A while back I had a heart procedure done at a local hospital. As we checked out, Spouse suggested lunch at a Chinese restaurant since they serve many healthy vegetables. This particular restaurant also serves its own version of pizza and a few Mexican dishes apparently for those Chinese-food haters who were dragged along against their will.
I chose my usual favorites – the healthy fried egg roll, the healthy fried shrimp rangoon, the healthy fried rice, making it a point to skip the fish bait which no one should eat unless they want parasites and hepatitis. However, considering I had just been released from the hospital, I did make a concession to have some healthy guacamole.
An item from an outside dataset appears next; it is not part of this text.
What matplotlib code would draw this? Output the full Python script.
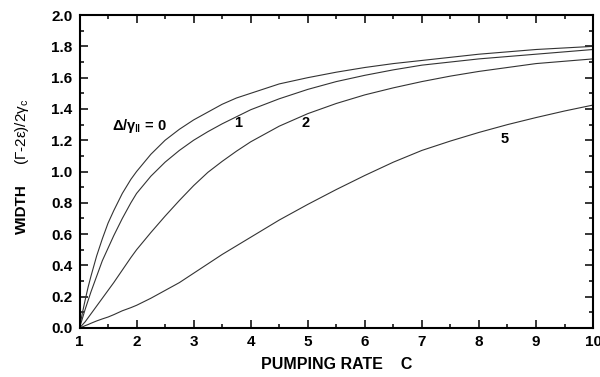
import matplotlib.pyplot as plt
from matplotlib.ticker import MultipleLocator

plt.rcParams['font.family'] = ['Liberation Sans', 'DejaVu Sans']
plt.rcParams['mathtext.default'] = 'regular'

# pumping rate C
pump = [1.0, 1.05, 1.1, 1.15, 1.2, 1.3, 1.4, 1.5, 1.6, 1.75, 1.9, 2.0, 2.25, 2.5, 2.75, 3.0,
        3.25, 3.5, 3.75, 4.0, 4.5, 5.0, 5.5, 6.0, 6.5, 7.0, 7.5, 8.0, 8.5, 9.0, 9.5, 10.0]

# width (Gamma - 2 eps) / 2 gamma_c for detuning Delta/gamma_par = 0, 1, 2, 5
width_d0 = [0.0, 0.095, 0.18, 0.26, 0.33, 0.46, 0.57, 0.67, 0.75, 0.86, 0.95, 1.0, 1.11, 1.2, 1.27, 1.33,
            1.38, 1.43, 1.47, 1.5, 1.56, 1.6, 1.635, 1.665, 1.69, 1.71, 1.73, 1.75, 1.765, 1.78, 1.79, 1.8]
width_d1 = [0.0, 0.06, 0.12, 0.175, 0.23, 0.33, 0.43, 0.51, 0.59, 0.7, 0.8, 0.86, 0.97, 1.06, 1.135, 1.2,
            1.255, 1.305, 1.35, 1.395, 1.465, 1.525, 1.575, 1.615, 1.65, 1.68, 1.7, 1.72, 1.735, 1.75, 1.765, 1.78]
width_d2 = [0.0, 0.02, 0.04, 0.065, 0.09, 0.14, 0.19, 0.24, 0.29, 0.37, 0.45, 0.5, 0.61, 0.715, 0.815, 0.91,
            0.995, 1.065, 1.13, 1.19, 1.29, 1.37, 1.435, 1.49, 1.535, 1.575, 1.61, 1.64, 1.665, 1.69, 1.705, 1.72]
width_d5 = [0.0, 0.007, 0.015, 0.022, 0.03, 0.045, 0.058, 0.07, 0.085, 0.11, 0.13, 0.145, 0.19, 0.24, 0.29, 0.35,
            0.41, 0.47, 0.525, 0.58, 0.69, 0.79, 0.885, 0.975, 1.06, 1.135, 1.195, 1.25, 1.3, 1.345, 1.387, 1.425]

fig = plt.figure(figsize=(6, 3.77), dpi=100)
ax = fig.add_axes([0.1325, 0.13, 0.856, 0.83])

for w in [width_d0, width_d1, width_d2, width_d5]:
    ax.plot(pump, w, color='#333333', lw=0.8)

ax.set_xlim(1, 10)
ax.set_ylim(0, 2.0)
ax.xaxis.set_major_locator(MultipleLocator(1))
ax.xaxis.set_minor_locator(MultipleLocator(0.5))
ax.yaxis.set_major_locator(MultipleLocator(0.2))
ax.yaxis.set_minor_locator(MultipleLocator(0.1))
ax.tick_params(which='both', direction='in', top=True, right=True, width=1.1)
ax.tick_params(which='major', length=6, labelsize=11, pad=5)
ax.tick_params(which='minor', length=3)
ax.set_xticklabels([str(int(v)) for v in ax.get_xticks()], fontweight='bold')
ax.set_yticklabels(['%.1f' % v for v in ax.get_yticks()], fontweight='bold')
for s in ax.spines.values():
    s.set_linewidth(1.5)

ax.set_xlabel('PUMPING RATE    C', fontsize=11.5, fontweight='bold', labelpad=6)

fig.text(0.037, 0.446, 'WIDTH', rotation=90, fontsize=11, fontweight='bold',
         ha='center', va='center')
fig.text(0.037, 0.65, r'($\Gamma$-2$\epsilon$)/2$\gamma_c$', rotation=90, fontsize=11,
         ha='center', va='center')

ax.text(1.57, 1.29, r'$\Delta/\gamma_{\Vert}$ = 0', fontsize=10.5, fontweight='bold', va='center')
ax.text(3.78, 1.31, '1', fontsize=10.5, fontweight='bold', ha='center', va='center')
ax.text(4.97, 1.31, '2', fontsize=10.5, fontweight='bold', ha='center', va='center')
ax.text(8.45, 1.21, '5', fontsize=10.5, fontweight='bold', ha='center', va='center')

fig.savefig('out.png', dpi=100)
We weren’t too far into our meal when I loaded my fork with a big glob of guacamole. No chopsticks for me, no siree bob. As soon as the guacamole entered my mouth, I had a nanosecond of exploration of this substance along with the immediate thoughts : Hmmm . . . "What an odd texture for guacamole." followed by a most inelegant "What the f . . . !" right before my eyeballs started spinning in their sockets. Then, while the top of my head blew off like Space Shuttle launch, green stuff started flowing from my ears, nose, and mouth as I tried desperately to rid myself of this Al K. Duh-inspired poison. If you have ever had your mouth fumigated with a blow torch and then rinsed with rubbing alcohol, you have some idea of the experience of this guacamole. Of course, Spouse has no idea of what’s going on and thinks something has gone wrong with my heart again. I can’t talk because my tongue and teeth are in flames, and I’m still trying to get the stuff out before, God forbid, it should go down my throat. Somehow in the midst of my physical chaos, I noticed a woman two tables away pointing at me and laughing. Bitch. She wouldn’t think it was so funny if it was her hair that was singed from the inside-out.
Afterwards, we learned that the Chinese guacamole was actually wasabe, some sort of nuclear horseradish that probably glows in the dark. People who go to Chinese, Japanese, and other -ese restaurants to eat fish bait apply a dot of this green stuff (which masquerades as guacamole) about the size of the period at the end of this sentence. Apparently they believe it will act like Germ-X and kill all the parasites, viruses, and bacteria in the fish bait they are eating. And they just may be right.